Happy Thanksgiving in the US! I've been shopping for a water fountain to put in the new home, so today's news is aprropriate.
This blog has made many reports on Enceladus, Saturn's mysterious moon with its South polar hot spot. In today's issue of NATURE, a team led by Candice Hansen of JPL reports that particles ejected from the hot spot reach speeds of 2100 km/hr, twice the speed of sound. Hansen's team concludes that the fountain is liquid. As seeen in the video, Earth geysers are also made of water. This is another indicator that Enceladus is home to liquid and possibly life.
Back in December 007, Jennifer Meyer's AGU talk asserted that Enceladus' 6.0 GW internal heat can not be accounted for by tidal forces. The conventional estimate from tidal heating is only 0.12 GW. The old hypothesis or "radioactive decay" does not work for these icy moons. Why is Enceladus warm enough for life, and why is the heat concentrated at the pole? The little moon's interior is an excellent place to find a Black Hole.
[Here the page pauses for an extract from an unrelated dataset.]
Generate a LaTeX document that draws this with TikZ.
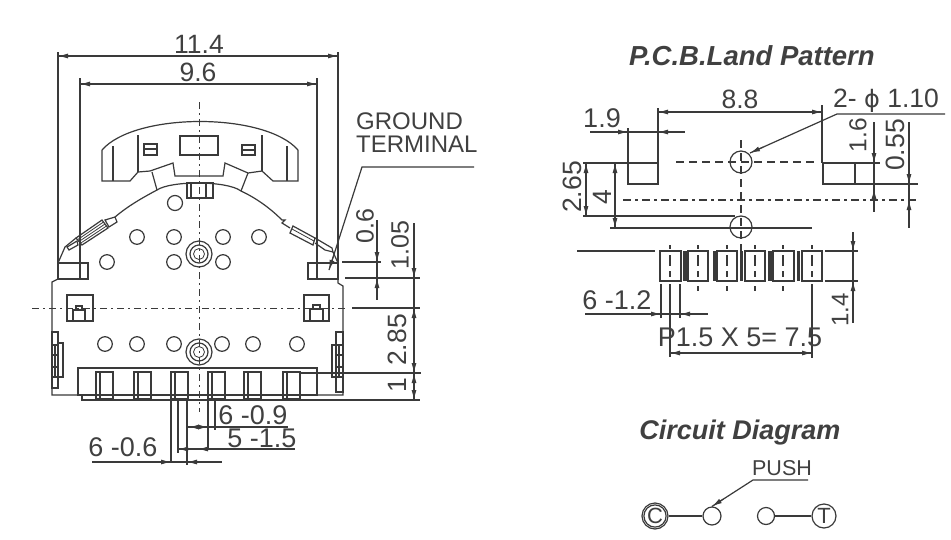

Humans fear Black Holes as they once feared cats and dogs, yet a tiny Hole within Enceladus may have created conditions for life. Our planet and even the Sun may not have formed without the influence of Black Holes. One could still be with us today, warming Earth's core and generating the magnetic field that protects us from Space radiation. On future Thanksgiving days, perhaps we should be thankful for Black Holes.